The Edwardian Bristol City Art Museum is a typical school-trip destination, complete with taxidermied animals, classical statues and old-master paintings. The Banksy exhibition, featuring 100 works, 78 of which are new,was a full-scale infiltration and remix of the museum and its collections. The information desk in the main hall became a life-size, burnt-out ice-cream van covered in graffiti and topped with a gigantic sculpture of a runny ice-cream cone. It was surrounded by several retrofitted classical sculptures, among them a binge drinker, a Paris Hilton look-alike weighed down by designer bags, and a suicide bomber.

A dimly lit room housed Banksy’s caged mechanical sculptures, some displayed last year in his storefront fake pet shop in Manhattan’s Greenwich Village. A mother hen watched over her chicken-nugget little ones pecking away at a synthetic-looking sauce in a fast-food plastic container; encased raw sausages, salamis and hot dogs writhed and squirmed in a sickly sexual manner; what looked from the back like a cheetah curled in the branches of a tree was chillingly revealed to be a fur coat.
The artist’s anti-war, anti-capitalist and anti-establishment obsessions really came out in a room crammed with graffiti art, tags, installations, familiar Banksy stencils and many paintings. The image of an Alpine landscape bears a single asterisk above its snow-capped peak and reads, at the bottom, “Subject to availability, for a limited period only.” Another scene shows riot police playfully skipping through a meadow.
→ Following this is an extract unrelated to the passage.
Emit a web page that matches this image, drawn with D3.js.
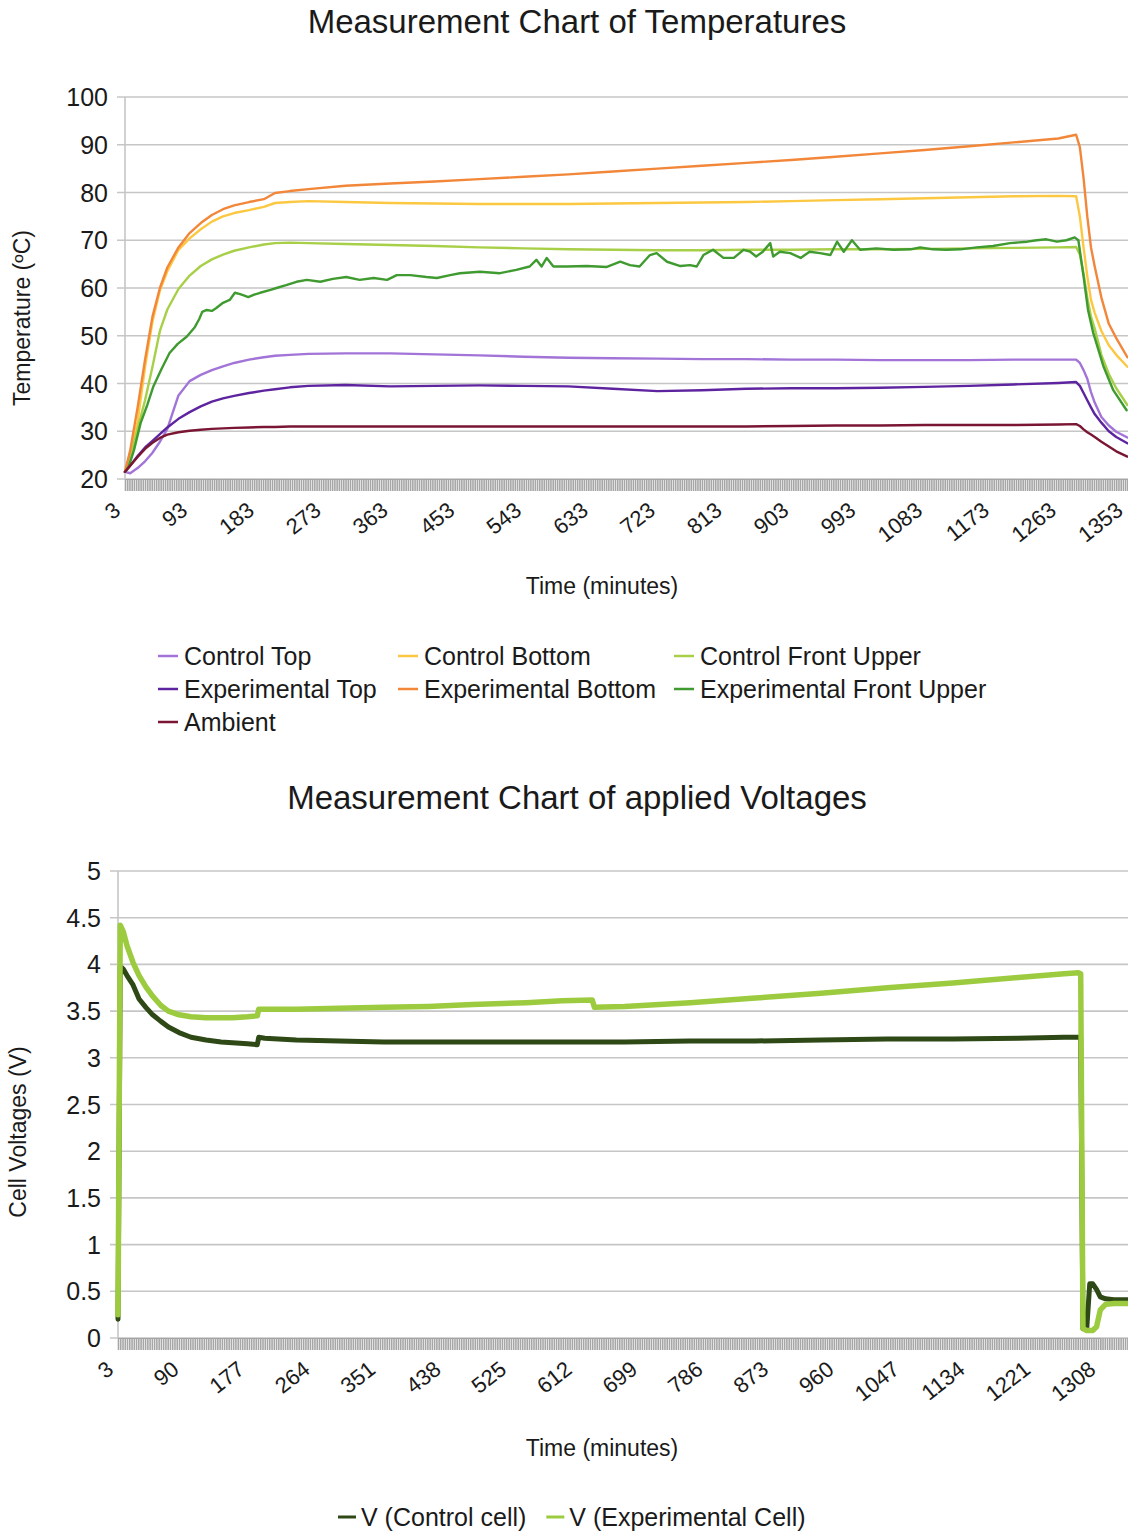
<!DOCTYPE html>
<html>
<head>
<meta charset="utf-8">
<script src="https://cdnjs.cloudflare.com/ajax/libs/d3/7.8.5/d3.min.js"></script>
<style>
  body { margin: 0; background: #fff; }
  text { font-family: "Liberation Sans", Arial, sans-serif; fill: #1a1a1a; }
</style>
</head>
<body>
<script>
var W = 1128, H = 1533;

// ---- temperature chart data (minutes, degC) ----
var tempTimes = [3,10,20,30,40,50,60,75,90,105,120,135,150,170,190,205,225,250,300,360,
  420,480,540,600,660,720,780,840,900,960,1020,1080,1140,1200,1260,
  1284,1289,1294,1299,1304,1309,1318,1328,1338,1353];

var controlTop = [21.5,21.2,22.3,23.7,25.5,27.8,30.5,37.5,40.5,41.8,42.8,43.6,44.3,45,45.5,45.8,46,46.2,46.3,46.3,
  46.1,45.9,45.6,45.4,45.3,45.2,45.1,45.1,45,45,44.9,44.9,44.9,45,45,
  45,44.3,42.8,41,38.2,36,33,31.2,29.9,28.7];
var controlBottom = [21.5,25.5,32,43.5,53,59.5,63.5,68,70.4,72.3,73.9,75,75.7,76.3,77,77.8,78,78.2,78,77.8,
  77.7,77.6,77.6,77.6,77.7,77.8,77.9,78,78.2,78.4,78.6,78.8,79,79.2,79.3,
  79.2,75,68.5,62.5,57.5,54.8,51,48,46,43.5];
var controlFront = [21.5,24.5,30.5,36.5,43.5,51,55.5,59.8,62.6,64.6,66,67,67.8,68.5,69.1,69.4,69.5,69.4,69.2,69,
  68.8,68.5,68.3,68.1,68,67.9,67.9,68,68,68.1,68.1,68.2,68.3,68.4,68.5,
  68.6,67,63,58,54,51.5,46,42,39,35.5];
var expTop = [21.5,22.8,24.8,26.6,28,29.4,30.8,32.6,34,35.2,36.2,36.9,37.4,38,38.5,38.8,39.2,39.5,39.7,39.4,
  39.5,39.6,39.5,39.4,38.9,38.4,38.6,38.9,39,39,39.1,39.3,39.5,39.8,40.1,
  40.3,39.5,38,36.5,35,33.6,31.8,30,28.8,27.5];
var expBottom = [21.5,26,35,45,54,60,64.3,68.5,71.5,73.6,75.3,76.5,77.3,78,78.6,79.9,80.3,80.7,81.4,81.9,
  82.3,82.8,83.3,83.8,84.4,85,85.6,86.2,86.8,87.5,88.2,88.9,89.7,90.5,91.3,
  92.1,89.5,83,75,68.5,64.5,58,52.5,49.5,45.5];
var ambient = [21.5,22.8,24.6,26.3,27.6,28.6,29.3,29.8,30.1,30.3,30.5,30.6,30.7,30.8,30.9,30.9,31,31,31,31,
  31,31,31,31,31,31,31,31,31.1,31.2,31.2,31.3,31.3,31.3,31.4,
  31.5,31.1,30.4,29.8,29.3,28.8,27.8,26.8,25.8,24.7];

// experimental front upper is noisy, read on its own time grid
var efuTimes = [3,8,15,24,33,41,52,63,74,86,97,103,107,113,120,126,135,144,151,158,
  162,169,177,185,199,207,220,234,248,266,283,301,319,338,356,369,387,409,423,441,
  454,481,508,530,548,557,564,571,580,598,625,652,670,683,696,710,719,733,751,764,
  773,782,795,809,823,836,845,853,862,872,876,885,899,913,925,939,953,962,971,982,
  993,1015,1038,1061,1074,1091,1109,1128,1150,1172,1195,1218,1231,1244,1258,1271,1282,1287,1294,1300,
  1307,1321,1334,1352];
var efuTemps = [21.5,22.6,26,31.7,35.5,39.3,43,46.4,48.3,49.8,51.8,53.5,55,55.4,55.2,55.8,56.9,57.5,59,58.7,
  58.5,58.1,58.6,59,59.6,60,60.6,61.3,61.7,61.3,61.9,62.3,61.7,62.1,61.7,62.7,62.7,62.3,62.1,62.7,
  63.1,63.4,63.1,63.8,64.5,65.9,64.5,66.3,64.5,64.5,64.6,64.4,65.5,64.8,64.5,66.9,67.3,65.5,64.6,64.8,
  64.5,66.9,68,66.3,66.3,68,67.6,66.6,67.6,69.4,66.6,67.6,67.3,66.3,67.6,67.3,66.9,69.7,67.6,70,
  68,68.3,68,68.1,68.5,68.1,68,68.1,68.5,68.8,69.4,69.7,70,70.2,69.7,70,70.6,70,62.4,55.4,
  50.6,43.5,38.6,34.4];

var tempYTicks = [20,30,40,50,60,70,80,90,100];
var tempXLabels = [3,93,183,273,363,453,543,633,723,813,903,993,1083,1173,1263,1353];

// ---- voltage chart data (minutes, volts) ----
var voltTimes = [3,6,10,15,23,31,40,49,60,70,84,100,120,140,155,175,188,190,198,240,
  297,356,415,474,545,593,633,636,676,763,850,937,1025,1112,1199,1260,1279,1282,1285,1290,
  1294,1298,1303,1308,1315,1326,1345];
var vControl = [0.2,3.98,3.95,3.88,3.78,3.63,3.54,3.46,3.39,3.33,3.27,3.22,3.19,3.17,3.16,3.15,3.14,3.22,3.21,3.19,
  3.18,3.17,3.17,3.17,3.17,3.17,3.17,3.17,3.17,3.18,3.18,3.19,3.2,3.2,3.21,3.22,3.22,3.22,0.1,0.1,
  0.58,0.58,0.52,0.44,0.42,0.41,0.41];
var vExp = [0.25,4.42,4.35,4.2,4.02,3.88,3.76,3.66,3.56,3.5,3.46,3.44,3.43,3.43,3.43,3.44,3.45,3.52,3.52,3.52,
  3.53,3.54,3.55,3.57,3.59,3.61,3.62,3.54,3.55,3.59,3.64,3.69,3.75,3.8,3.86,3.9,3.91,3.9,0.1,0.08,
  0.08,0.08,0.12,0.3,0.36,0.37,0.37];

var voltYTicks = [0,0.5,1,1.5,2,2.5,3,3.5,4,4.5,5];
var voltYLabels = ["0","0.5","1","1.5","2","2.5","3","3.5","4","4.5","5"];
var voltXLabels = [3,90,177,264,351,438,525,612,699,786,873,960,1047,1134,1221,1308];

var tempSeries = [
  {name: "Control Top", color: "#a274d8", t: tempTimes, v: controlTop},
  {name: "Control Bottom", color: "#fcc842", t: tempTimes, v: controlBottom},
  {name: "Control Front Upper", color: "#a8cf48", t: tempTimes, v: controlFront},
  {name: "Experimental Top", color: "#5e24a0", t: tempTimes, v: expTop},
  {name: "Experimental Bottom", color: "#f2873a", t: tempTimes, v: expBottom},
  {name: "Experimental Front Upper", color: "#3f9a30", t: efuTimes, v: efuTemps},
  {name: "Ambient", color: "#7a1634", t: tempTimes, v: ambient}
];
var voltSeries = [
  {name: "V (Control cell)", color: "#2e4816", t: voltTimes, v: vControl, w: 5},
  {name: "V (Experimental Cell)", color: "#9dcb40", t: voltTimes, v: vExp, w: 5.5}
];

var svg = d3.select("body").append("svg")
  .attr("width", W).attr("height", H);

function drawChart(o) {
  var g = svg.append("g");
  var x = d3.scaleLinear().domain(o.xDomain).range(o.xRange);
  var y = d3.scaleLinear().domain(o.yDomain).range([o.bottom, o.top]);

  g.append("text")
    .attr("x", 577).attr("y", o.titleY)
    .attr("text-anchor", "middle")
    .style("font-size", "33px")
    .text(o.title);

  g.selectAll(".grid").data(o.yTicks).enter().append("line")
    .attr("x1", o.left - 8).attr("x2", W)
    .attr("y1", function(d) { return y(d); })
    .attr("y2", function(d) { return y(d); })
    .attr("stroke", "#c6c6c6").attr("stroke-width", 1.6);

  g.append("line")
    .attr("x1", o.left).attr("x2", o.left)
    .attr("y1", o.top).attr("y2", o.bottom)
    .attr("stroke", "#c6c6c6").attr("stroke-width", 1.6);

  g.selectAll(".ylab").data(o.yTicks).enter().append("text")
    .attr("x", o.left - 17)
    .attr("y", function(d) { return y(d); })
    .attr("dy", "0.36em")
    .attr("text-anchor", "end")
    .style("font-size", "25px")
    .text(function(d, i) { return o.yLabels ? o.yLabels[i] : d; });

  g.append("text")
    .attr("transform", "translate(" + o.yTitleX + "," + o.yTitleY + ") rotate(-90)")
    .attr("text-anchor", "middle")
    .style("font-size", "23px")
    .text(o.yTitle);

  // one tick per 3-minute category makes the grey band under the plot
  var cats = d3.range(3, x.invert(W) + 3, 3);
  var band = g.append("g")
    .attr("transform", "translate(0," + o.bottom + ")")
    .call(d3.axisBottom(x).tickValues(cats).tickSize(12).tickFormat(""));
  band.select(".domain").attr("stroke", "#a0a0a0");
  band.selectAll(".tick line").attr("stroke", "#a6a6a6").attr("stroke-width", 1.6);

  g.selectAll(".xlab").data(o.xLabels).enter().append("text")
    .attr("transform", function(d) {
      return "translate(" + (x(d) - 3) + "," + (o.bottom + 34) + ") rotate(-38)";
    })
    .attr("text-anchor", "end")
    .style("font-size", "22px")
    .text(function(d) { return d; });

  g.append("text")
    .attr("x", 602).attr("y", o.xTitleY)
    .attr("text-anchor", "middle")
    .style("font-size", "23px")
    .text("Time (minutes)");

  o.series.forEach(function(s) {
    var line = d3.line()
      .x(function(d, i) { return x(s.t[i]); })
      .y(function(d) { return y(d); });
    g.append("path")
      .datum(s.v)
      .attr("fill", "none")
      .attr("stroke", s.color)
      .attr("stroke-width", s.w || 2.4)
      .attr("stroke-linejoin", "round")
      .attr("stroke-linecap", "round")
      .attr("d", line);
  });

  return g;
}

drawChart({
  title: "Measurement Chart of Temperatures", titleY: 33,
  left: 125, top: 97, bottom: 479,
  xDomain: [3, 1353], xRange: [125, 125 + 1350 * 0.7425],
  yDomain: [20, 100], yTicks: tempYTicks,
  yTitle: "Temperature (ºC)", yTitleX: 30, yTitleY: 318,
  xLabels: tempXLabels, xTitleY: 594,
  series: tempSeries
});

drawChart({
  title: "Measurement Chart of applied Voltages", titleY: 809,
  left: 118, top: 871, bottom: 1338,
  xDomain: [3, 1308], xRange: [118, 118 + 1305 * 0.7527],
  yDomain: [0, 5], yTicks: voltYTicks, yLabels: voltYLabels,
  yTitle: "Cell Voltages (V)", yTitleX: 26, yTitleY: 1132,
  xLabels: voltXLabels, xTitleY: 1456,
  series: voltSeries
});

// temperature legend, 3 columns filled row by row
var legCols = [158, 398, 674], legRows = [656, 689, 722];
var leg = svg.append("g").selectAll("g").data(tempSeries).enter().append("g")
  .attr("transform", function(d, i) {
    return "translate(" + legCols[i % 3] + "," + legRows[Math.floor(i / 3)] + ")";
  });
leg.append("line")
  .attr("x1", 0).attr("x2", 20).attr("y1", 0).attr("y2", 0)
  .attr("stroke", function(d) { return d.color; }).attr("stroke-width", 2.5);
leg.append("text")
  .attr("x", 26).attr("dy", "0.36em")
  .style("font-size", "25px")
  .text(function(d) { return d.name; });

// voltage legend, one row
var vx = 338;
voltSeries.forEach(function(s) {
  var it = svg.append("g").attr("transform", "translate(" + vx + ",1517)");
  it.append("line")
    .attr("x1", 0).attr("x2", 18).attr("y1", 0).attr("y2", 0)
    .attr("stroke", s.color).attr("stroke-width", 3);
  var t = it.append("text")
    .attr("x", 23).attr("dy", "0.36em")
    .style("font-size", "25px")
    .text(s.name);
  vx += 23 + t.node().getComputedTextLength() + 20;
});
</script>
</body>
</html>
On the first floor, visitors of all types enjoyed participating in a lighthearted game of “spot the Banksy” among the permanent collections. Many of the pieces here were tongue-in-cheek, including the dainty, hand-painted, clearly used hash pipe hidden within the pottery display. Like assisted readymades, vandalized reproductions of paintings in the museum’s permanent collection appeared, such as a Millet with a peasant woman stepping out of the frame for a quick cigarette, or a Monet in which shopping carts have been dumped into a picturesque lily pond.

Judging from the long queues spilling out of Bristol Museum every day and the great enthusiasm displayed by visitors, the artist’s decision to come indoors for a while was only good. The strength of Banksy’s work lies in the fact that, even in a museum environment, his messages are direct enough to reach anyone on the street.